Outsourced knowledge sharing: competitive advantage in the BSS
A new online knowledge-sharing program, specific to the BSS, is starting this quarter. Targeting new joiners of entry level positions, it can prove to be a great alternative to in-house onboarding programs.
Hungary’s role on the Central-Eastern European market remains significant, being home to over 200 service centers with 75,000 employees as of the end of 2020. This means 1,3% of the country’s total employment, and still increasing. The sector has grown by 10% every year, based on the average of the last five years’ data.
Service centers are well known to be a multicultural work environment, but new joiners come from very diverse backgrounds, even that put aside. Career changers, as well as fresh graduates, choose SSCs increasingly often, so experience levels vary greatly too. Hence, getting informed about one’s position, and becoming part of the community, does not happen at the same pace for everyone, either. Onboarding processes can be optimized to facilitate more effective learning, turning diversity in the workplace into an obvious advantage early on.
Several successful onboarding strategies exist. Before remote working gained popularity, entry-level employees were welcomed with a series of in-person events at the office, some of which were educational, and others team building. A downside to this was that the experienced colleagues did not only have to forgo other duties while teaching the new joiners, but often their knowledge was heavily focused on their exact field of expertise. This made it difficult for some new employees to tell specific details apart from the necessary information about the whole of the sector, which increased communication difficulties during collaborations with higher-level colleagues.
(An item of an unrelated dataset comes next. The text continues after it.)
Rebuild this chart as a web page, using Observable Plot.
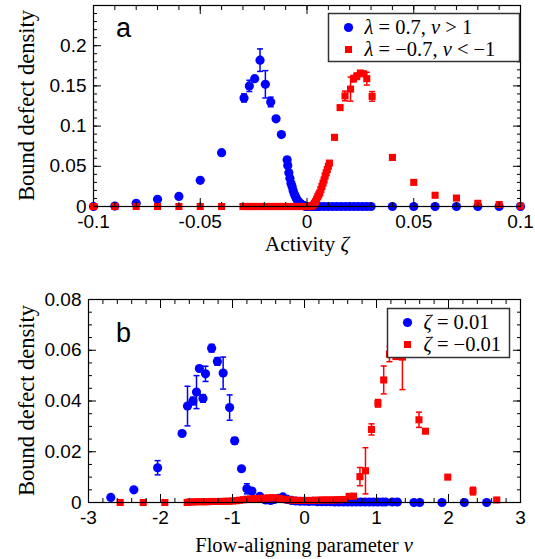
<!DOCTYPE html>
<html><head><meta charset="utf-8">
<script src="https://cdn.jsdelivr.net/npm/d3@7"></script>
<script src="https://cdn.jsdelivr.net/npm/@observablehq/plot@0.6"></script>
<style>
body{margin:0;background:#fff}
#chart{position:relative;width:535px;height:559px}
svg{display:block;overflow:visible}
</style>
</head><body><div id="chart"></div>
<script>
// ---------- Panel a: bound defect density vs activity zeta ----------
const aBlueX = [-0.1,-0.09,-0.08,-0.07,-0.06,-0.05,-0.04,-0.0295,-0.027,-0.0245,-0.022,-0.0195,-0.017,-0.0145,-0.012,-0.0093,-0.009,-0.0085,-0.008,-0.0075,-0.007,-0.0065,-0.006,-0.0055,-0.005,-0.0045,-0.004,-0.0035,-0.003,-0.0025,-0.002,-0.0015,-0.001,-0.0005,0,0.0005,0.001,0.0015,0.002,0.0025,0.003,0.004,0.005,0.006,0.008,0.01,0.012,0.014,0.016,0.018,0.02,0.022,0.024,0.026,0.028,0.03,0.04,0.05,0.06,0.07,0.08,0.09,0.1];
const aBlueY = [0,0.0005,0.004,0.009,0.0125,0.0325,0.067,0.135,0.15,0.159,0.182,0.152,0.13,0.109,0.0895,0.058,0.051,0.042,0.035,0.029,0.025,0.02,0.016,0.013,0.01,0.0078,0.006,0.0045,0.0035,0.0025,0.0015,0.001,0.0005,0.0002,0,0,0,0,0,0,0,0,0,0,0,0,0,0,0,0,0,0,0,0,0,0,0,0,0,0,0,0,0];
const aBlueErr = [0,0,0,0,0,0,0,0.005,0.007,0,0.014,0.017,0.006,0,0,0,0,0,0,0,0,0,0,0,0,0,0,0,0,0,0,0,0,0,0,0,0,0,0,0,0,0,0,0,0,0,0,0,0,0,0,0,0,0,0,0,0,0,0,0,0,0,0];

const aRedX = [-0.1,-0.09,-0.08,-0.07,-0.06,-0.05,-0.04,-0.03,-0.029,-0.028,-0.027,-0.026,-0.025,-0.024,-0.023,-0.022,-0.021,-0.02,-0.019,-0.018,-0.017,-0.016,-0.015,-0.014,-0.013,-0.012,-0.011,-0.01,-0.009,-0.008,-0.007,-0.006,-0.005,-0.004,-0.003,-0.002,-0.001,0,0.0005,0.001,0.0015,0.002,0.0025,0.003,0.0035,0.004,0.0045,0.005,0.0055,0.006,0.0065,0.007,0.0075,0.008,0.0085,0.009,0.0095,0.01,0.0105,0.0129,0.0155,0.0178,0.0204,0.0218,0.0233,0.025,0.0265,0.028,0.0305,0.04,0.05,0.06,0.07,0.08,0.09,0.1];
const aRedY = [0,0,0,0,0,0,0,0,0,0,0,0,0,0,0,0,0,0,0,0,0,0,0,0,0,0,0,0,0,0,0,0,0,0,0,0,0,0,0,0,0,0.0005,0.001,0.002,0.004,0.006,0.009,0.012,0.0145,0.017,0.021,0.025,0.029,0.033,0.038,0.042,0.046,0.05,0.054,0.086,0.123,0.1375,0.146,0.159,0.162,0.166,0.165,0.159,0.137,0.061,0.03,0.014,0.0105,0.004,0.0025,0.0005];
const aRedErr = [0,0,0,0,0,0,0,0,0,0,0,0,0,0,0,0,0,0,0,0,0,0,0,0,0,0,0,0,0,0,0,0,0,0,0,0,0,0,0,0,0,0,0,0,0,0,0,0,0,0,0,0,0,0,0,0,0,0,0,0,0,0.006,0.015,0.004,0.004,0.003,0.003,0.008,0.006,0,0,0,0,0,0,0];

const aXTicks = [-0.1,-0.05,0,0.05,0.1];
const aXTickLabels = ["-0.1","-0.05","0","0.05","0.1"];
const aYTicks = [0,0.05,0.1,0.15,0.2];
const aYTickLabels = ["0","0.05","0.1","0.15","0.2"];
const aXMinor = [-0.1,-0.09,-0.08,-0.07,-0.06,-0.05,-0.04,-0.03,-0.02,-0.01,0,0.01,0.02,0.03,0.04,0.05,0.06,0.07,0.08,0.09,0.1];
const aYMinor = [0,0.01,0.02,0.03,0.04,0.05,0.06,0.07,0.08,0.09,0.1,0.11,0.12,0.13,0.14,0.15,0.16,0.17,0.18,0.19,0.2,0.21,0.22,0.23,0.24,0.25];

// ---------- Panel b: bound defect density vs flow-aligning parameter nu ----------
const bBlueX = [-2.69,-2.37,-2.04,-1.7,-1.625,-1.55,-1.5,-1.46,-1.41,-1.375,-1.29,-1.21,-1.13,-1.04,-0.97,-0.875,-0.8,-0.73,-0.62,-0.54,-0.47,-0.42,-0.36,-0.3,-0.24,-0.18,-0.12,-0.06,0,0.06,0.12,0.18,0.24,0.3,0.36,0.42,0.48,0.54,0.6,0.66,0.72,0.78,0.84,0.9,0.96,1.02,1.08,1.125,1.22,1.29,1.52,1.6,1.91,2.22,2.53];
const bBlueY = [0.002,0.005,0.0137,0.0272,0.038,0.04,0.0435,0.0528,0.041,0.0507,0.0608,0.0556,0.051,0.0374,0.0243,0.0133,0.0054,0.0045,0.0024,0.001,0.0008,0.0012,0.0016,0.0022,0.0012,0.0008,0.0006,0.0005,0.0005,0.0004,0.0005,0.0003,0.0003,0.0003,0.0003,0.0002,0.0002,0.0002,0.0002,0.0002,0.0002,0.0002,0.0002,0.0002,0.0002,0.0002,0.0002,0.0002,0.0002,0.0002,0,0,0,0,0];
const bBlueErr = [0,0,0.0028,0.001,0.0078,0.0015,0.0065,0.001,0.0015,0.003,0.0015,0.0015,0.0063,0.005,0.0013,0,0.002,0.0005,0,0,0,0,0,0,0,0,0,0,0,0,0,0,0,0,0,0,0,0,0,0,0,0,0,0,0,0,0,0,0,0,0,0,0,0,0];

const bRedX = [-2.56,-2.24,-1.94,-1.63,-1.6,-1.55,-1.5,-1.45,-1.4,-1.35,-1.3,-1.25,-1.2,-1.15,-1.1,-1.05,-1,-0.95,-0.9,-0.85,-0.8,-0.75,-0.7,-0.65,-0.6,-0.55,-0.5,-0.45,-0.4,-0.35,-0.3,-0.25,-0.2,-0.15,-0.1,-0.05,0,0.05,0.1,0.15,0.2,0.25,0.3,0.35,0.4,0.45,0.5,0.55,0.62,0.68,0.77,0.847,0.93,1.02,1.1,1.18,1.27,1.36,1.59,1.68,1.99,2.34,2.67];
const bRedY = [0,0,0,0,0.0002,0.0002,0.0003,0.0003,0.0003,0.0003,0.0004,0.0004,0.0004,0.0004,0.0005,0.0005,0.0006,0.0007,0.0009,0.0011,0.0013,0.0014,0.0015,0.0016,0.0016,0.0017,0.0018,0.0019,0.0018,0.0016,0.0013,0.0011,0.001,0.0009,0.0008,0.0008,0.0008,0.0008,0.0008,0.0009,0.0009,0.001,0.001,0.001,0.001,0.0011,0.0011,0.0012,0.0024,0.0025,0.0102,0.0125,0.0288,0.0391,0.0483,0.0585,0.0575,0.0573,0.0326,0.0281,0.01,0.0045,0.001];
const bRedErr = [0,0,0,0,0,0,0,0,0,0,0,0,0,0,0,0,0,0,0,0,0,0,0,0,0,0,0,0,0,0,0,0,0,0,0,0,0,0,0,0,0,0,0,0,0,0,0,0,0,0,0.0036,0.0091,0.0022,0.0015,0.0055,0.003,0,0.0128,0.003,0,0,0.0015,0];

const bXTicks = [-3,-2,-1,0,1,2,3];
const bXTickLabels = ["-3","-2","-1","0","1","2","3"];
const bYTicks = [0,0.02,0.04,0.06,0.08];
const bYTickLabels = ["0","0.02","0.04","0.06","0.08"];
const bXMinor = [-3,-2.8,-2.6,-2.4,-2.2,-2,-1.8,-1.6,-1.4,-1.2,-1,-0.8,-0.6,-0.4,-0.2,0,0.2,0.4,0.6,0.8,1,1.2,1.4,1.6,1.8,2,2.2,2.4,2.6,2.8,3];
const bYMinor = [0,0.005,0.01,0.015,0.02,0.025,0.03,0.035,0.04,0.045,0.05,0.055,0.06,0.065,0.07,0.075,0.08];

const BLUE = "#0000ff", RED = "#ff0000";
const SANS = "'Liberation Sans', Arial, sans-serif";
const SERIF = "'Liberation Serif', 'Times New Roman', serif";

const rows = (X, Y, E) => X.map((x, i) => ({x, y: Y[i], e: E[i]}));
const capSymbol = {draw(ctx) { ctx.moveTo(-3, 0); ctx.lineTo(3, 0); }};

function errMarks(data, color) {
  const d = data.filter(r => r.e > 0);
  return [
    Plot.ruleX(d, {x: "x", y1: r => r.y - r.e, y2: r => r.y + r.e, stroke: color, strokeWidth: 1.5}),
    Plot.dot(d, {x: "x", y: r => r.y + r.e, symbol: capSymbol, stroke: color, strokeWidth: 1.5}),
    Plot.dot(d, {x: "x", y: r => r.y - r.e, symbol: capSymbol, stroke: color, strokeWidth: 1.5})
  ];
}

function axes(xMajor, xLabels, yMajor, yLabels, xMinor, yMinor) {
  const xl = new Map(xMajor.map((t, i) => [t, xLabels[i]]));
  const yl = new Map(yMajor.map((t, i) => [t, yLabels[i]]));
  const blank = () => "";
  const o = {label: null, tickFormat: blank};
  return [
    Plot.axisX({...o, anchor: "bottom", ticks: xMinor, tickSize: -4}),
    Plot.axisX({...o, anchor: "top", ticks: xMinor, tickSize: -4}),
    Plot.axisY({...o, anchor: "left", ticks: yMinor, tickSize: -4}),
    Plot.axisY({...o, anchor: "right", ticks: yMinor, tickSize: -4}),
    Plot.axisX({...o, anchor: "bottom", ticks: xMajor, tickSize: -8}),
    Plot.axisX({...o, anchor: "top", ticks: xMajor, tickSize: -8}),
    Plot.axisY({...o, anchor: "left", ticks: yMajor, tickSize: -8}),
    Plot.axisY({...o, anchor: "right", ticks: yMajor, tickSize: -8}),
    Plot.axisX({anchor: "bottom", label: null, ticks: xMajor, tickSize: 0, tickPadding: 8, tickFormat: d => xl.get(d), fontSize: 19, fontFamily: SANS, fill: "#000"}),
    Plot.axisY({anchor: "left", label: null, ticks: yMajor, tickSize: 0, tickPadding: 7, tickFormat: d => yl.get(d), fontSize: 19, fontFamily: SANS, fill: "#000"}),
    Plot.frame({stroke: "#000", strokeWidth: 1.2})
  ];
}

const aBlue = rows(aBlueX, aBlueY, aBlueErr), aRed = rows(aRedX, aRedY, aRedErr);
const bBlue = rows(bBlueX, bBlueY, bBlueErr), bRed = rows(bRedX, bRedY, bRedErr);

const plotA = Plot.plot({
  width: 535, height: 270, marginLeft: 93, marginRight: 15, marginTop: 5, marginBottom: 64,
  style: {background: "transparent", overflow: "visible"},
  x: {domain: [-0.1, 0.1], axis: null},
  y: {domain: [0, 0.25], axis: null},
  marks: [
    ...errMarks(aBlue, BLUE),
    Plot.dot(aBlue, {x: "x", y: "y", r: 4.6, fill: BLUE}),
    ...errMarks(aRed, RED),
    Plot.dot(aRed, {x: "x", y: "y", r: 4, symbol: "square", fill: RED}),
    ...axes(aXTicks, aXTickLabels, aYTicks, aYTickLabels, aXMinor, aYMinor)
  ]
});

const plotB = Plot.plot({
  width: 535, height: 289, marginLeft: 88, marginRight: 15, marginTop: 29, marginBottom: 57,
  style: {background: "transparent", overflow: "visible"},
  x: {domain: [-3, 3], axis: null},
  y: {domain: [0, 0.08], axis: null},
  marks: [
    ...errMarks(bBlue, BLUE),
    Plot.dot(bBlue, {x: "x", y: "y", r: 4.6, fill: BLUE}),
    ...errMarks(bRed, RED),
    Plot.dot(bRed, {x: "x", y: "y", r: 4, symbol: "square", fill: RED}),
    ...axes(bXTicks, bXTickLabels, bYTicks, bYTickLabels, bXMinor, bYMinor)
  ]
});

const host = document.getElementById("chart");
host.append(plotA, plotB);

function mathText(g, x, y, parts, size, anchor) {
  const t = g.append("text").attr("x", x).attr("y", y).attr("font-family", SERIF)
    .attr("font-size", size).attr("fill", "#000").attr("text-anchor", anchor || "start");
  parts.forEach(([s, it]) => t.append("tspan").attr("font-style", it ? "italic" : "normal").text(s));
  return t;
}

function legend(svg, x, y, w, h, entries) {
  const g = d3.select(svg).append("g");
  g.append("rect").attr("x", x).attr("y", y).attr("width", w).attr("height", h)
    .attr("fill", "#fff").attr("stroke", "#333").attr("stroke-width", 1.5);
  entries.forEach((en, i) => {
    const cy = y + 14 + i * 22;
    const mx = x + 20;
    if (en.shape === "circle") g.append("circle").attr("cx", mx).attr("cy", cy).attr("r", 4.6).attr("fill", en.color);
    else g.append("rect").attr("x", mx - 3.5).attr("y", cy - 3.5).attr("width", 7).attr("height", 7).attr("fill", en.color);
    mathText(g, x + 36, cy + 6.5, en.parts, 20.5, "start");
  });
}

legend(plotA, 328.5, 13.5, 191, 48, [
  {shape: "circle", color: BLUE, parts: [["λ", true], [" = 0.7, ", false], ["ν", true], [" > 1", false]]},
  {shape: "square", color: RED, parts: [["λ", true], [" = −0.7, ", false], ["ν", true], [" < −1", false]]}
]);
legend(plotB, 387.5, 38.5, 122, 49, [
  {shape: "circle", color: BLUE, parts: [["ζ", true], [" = 0.01", false]]},
  {shape: "square", color: RED, parts: [["ζ", true], [" = −0.01", false]]}
]);

function yTitle(svg, cy) {
  d3.select(svg).append("text").attr("transform", `translate(34,${cy}) rotate(-90)`)
    .attr("text-anchor", "middle").attr("font-family", SERIF).attr("font-size", 22.5).attr("fill", "#000")
    .text("Bound defect density");
}

const ga = d3.select(plotA);
ga.append("text").attr("x", 116).attr("y", 37).attr("text-anchor", "start").attr("font-family", SANS).attr("font-size", 27).text("a");
mathText(ga, 307, 251, [["Activity ", false], ["ζ", true]], 21.5, "middle");
yTitle(plotA, 105.5);
const gb = d3.select(plotB);
gb.append("text").attr("x", 116).attr("y", 72).attr("text-anchor", "start").attr("font-family", SANS).attr("font-size", 27).text("b");
mathText(gb, 304, 282, [["Flow-aligning parameter ", false], ["ν", true]], 20.5, "middle");
yTitle(plotB, 130.5);
</script>
</body></html>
Today, when the focus has greatly shifted to online solutions in the workplace, foreshadowed by the already outstanding digital compliance of the sector, onboarding is the next one on the list. Knowledge sharing, an important element of the process, can be executed much more effectively using online platforms because they allow more information to be broadcasted to a wider audience. This demand was met with a new initiation, created by KnowledgePyramid.
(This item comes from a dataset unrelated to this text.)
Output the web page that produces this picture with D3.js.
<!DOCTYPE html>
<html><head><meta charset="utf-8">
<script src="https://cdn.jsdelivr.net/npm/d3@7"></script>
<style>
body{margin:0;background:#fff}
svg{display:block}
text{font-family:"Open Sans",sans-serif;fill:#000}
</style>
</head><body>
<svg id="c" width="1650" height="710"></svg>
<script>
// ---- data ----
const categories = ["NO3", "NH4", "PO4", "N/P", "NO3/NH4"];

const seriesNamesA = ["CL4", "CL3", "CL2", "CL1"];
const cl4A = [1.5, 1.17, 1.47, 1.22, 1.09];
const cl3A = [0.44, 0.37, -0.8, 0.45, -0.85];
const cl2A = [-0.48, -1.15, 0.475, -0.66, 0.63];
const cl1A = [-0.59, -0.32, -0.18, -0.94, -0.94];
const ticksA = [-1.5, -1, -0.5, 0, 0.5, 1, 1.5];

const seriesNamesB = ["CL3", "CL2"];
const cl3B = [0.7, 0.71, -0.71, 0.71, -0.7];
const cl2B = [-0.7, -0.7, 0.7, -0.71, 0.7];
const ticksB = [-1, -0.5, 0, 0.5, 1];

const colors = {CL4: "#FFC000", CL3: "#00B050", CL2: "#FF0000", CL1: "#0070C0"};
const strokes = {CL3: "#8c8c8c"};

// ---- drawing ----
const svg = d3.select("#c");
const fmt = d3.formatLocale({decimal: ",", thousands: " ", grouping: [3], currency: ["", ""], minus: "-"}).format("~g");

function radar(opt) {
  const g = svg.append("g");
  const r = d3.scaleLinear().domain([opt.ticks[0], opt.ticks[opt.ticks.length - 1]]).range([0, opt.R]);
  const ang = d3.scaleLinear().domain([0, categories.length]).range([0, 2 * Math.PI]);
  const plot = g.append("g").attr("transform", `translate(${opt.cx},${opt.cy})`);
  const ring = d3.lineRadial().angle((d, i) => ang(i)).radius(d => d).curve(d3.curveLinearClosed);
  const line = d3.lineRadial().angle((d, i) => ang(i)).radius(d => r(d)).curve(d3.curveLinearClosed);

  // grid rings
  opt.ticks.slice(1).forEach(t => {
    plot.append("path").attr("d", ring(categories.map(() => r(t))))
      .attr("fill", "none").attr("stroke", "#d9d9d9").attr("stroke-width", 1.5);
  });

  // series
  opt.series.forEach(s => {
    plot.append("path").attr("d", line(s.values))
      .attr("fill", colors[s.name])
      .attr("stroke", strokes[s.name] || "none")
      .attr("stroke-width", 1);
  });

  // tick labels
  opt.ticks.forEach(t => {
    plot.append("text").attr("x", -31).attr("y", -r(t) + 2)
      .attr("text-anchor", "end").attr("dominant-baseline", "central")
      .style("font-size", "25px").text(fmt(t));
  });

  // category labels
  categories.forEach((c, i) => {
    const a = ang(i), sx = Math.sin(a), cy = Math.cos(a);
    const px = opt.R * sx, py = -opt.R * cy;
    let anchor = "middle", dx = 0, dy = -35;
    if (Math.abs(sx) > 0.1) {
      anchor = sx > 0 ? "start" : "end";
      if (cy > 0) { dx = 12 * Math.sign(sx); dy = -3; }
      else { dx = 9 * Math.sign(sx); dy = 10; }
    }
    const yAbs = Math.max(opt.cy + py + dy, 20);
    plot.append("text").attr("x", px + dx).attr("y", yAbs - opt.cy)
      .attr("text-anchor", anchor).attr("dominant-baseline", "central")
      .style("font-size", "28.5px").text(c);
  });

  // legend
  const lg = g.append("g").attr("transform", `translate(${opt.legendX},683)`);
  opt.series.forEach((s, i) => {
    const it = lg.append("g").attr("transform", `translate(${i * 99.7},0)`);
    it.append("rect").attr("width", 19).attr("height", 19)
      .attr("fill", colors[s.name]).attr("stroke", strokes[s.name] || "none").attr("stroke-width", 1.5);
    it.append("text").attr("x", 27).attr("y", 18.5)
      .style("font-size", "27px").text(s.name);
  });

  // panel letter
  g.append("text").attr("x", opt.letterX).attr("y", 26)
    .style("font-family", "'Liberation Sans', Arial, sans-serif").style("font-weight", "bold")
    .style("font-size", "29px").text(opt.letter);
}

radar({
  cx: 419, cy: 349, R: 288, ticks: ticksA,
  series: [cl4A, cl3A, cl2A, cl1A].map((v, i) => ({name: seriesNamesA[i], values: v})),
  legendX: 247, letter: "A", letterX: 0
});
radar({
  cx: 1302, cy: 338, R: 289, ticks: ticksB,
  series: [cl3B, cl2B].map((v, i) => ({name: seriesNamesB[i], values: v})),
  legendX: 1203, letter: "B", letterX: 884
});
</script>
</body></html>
The program’s name KeyStone alludes to the stability that an overview of the BSS can offer. And this is exactly what it does, consisting of modules addressing different core topics of the field, each led by a professional with decades of experience. The program is starting in collaboration with the University of Pécs, the Metropolitan University of Budapest being planned as the next partner. Among the teachers we can find Emese Pataki, Ismail Ahmed, Balázs Egri, Krisztina Molnár, Ferenc Sitkei, Timea Varga, and Miklós Manasziev. The courses are taken online, students, graduates, and even entire teams or divisions of companies can apply.
The benefits of outsourced knowledge sharing are not new to leaders of shared service centers: investing in an external program instead of in-house solutions allows for better resource management. Not to mention that work based on the same knowledge and values creates more employee satisfaction. The founder, Monika Slomska has highlighted that they are „not just getting new workforce ready for the future”, the program’s goal is to „help them be the future”.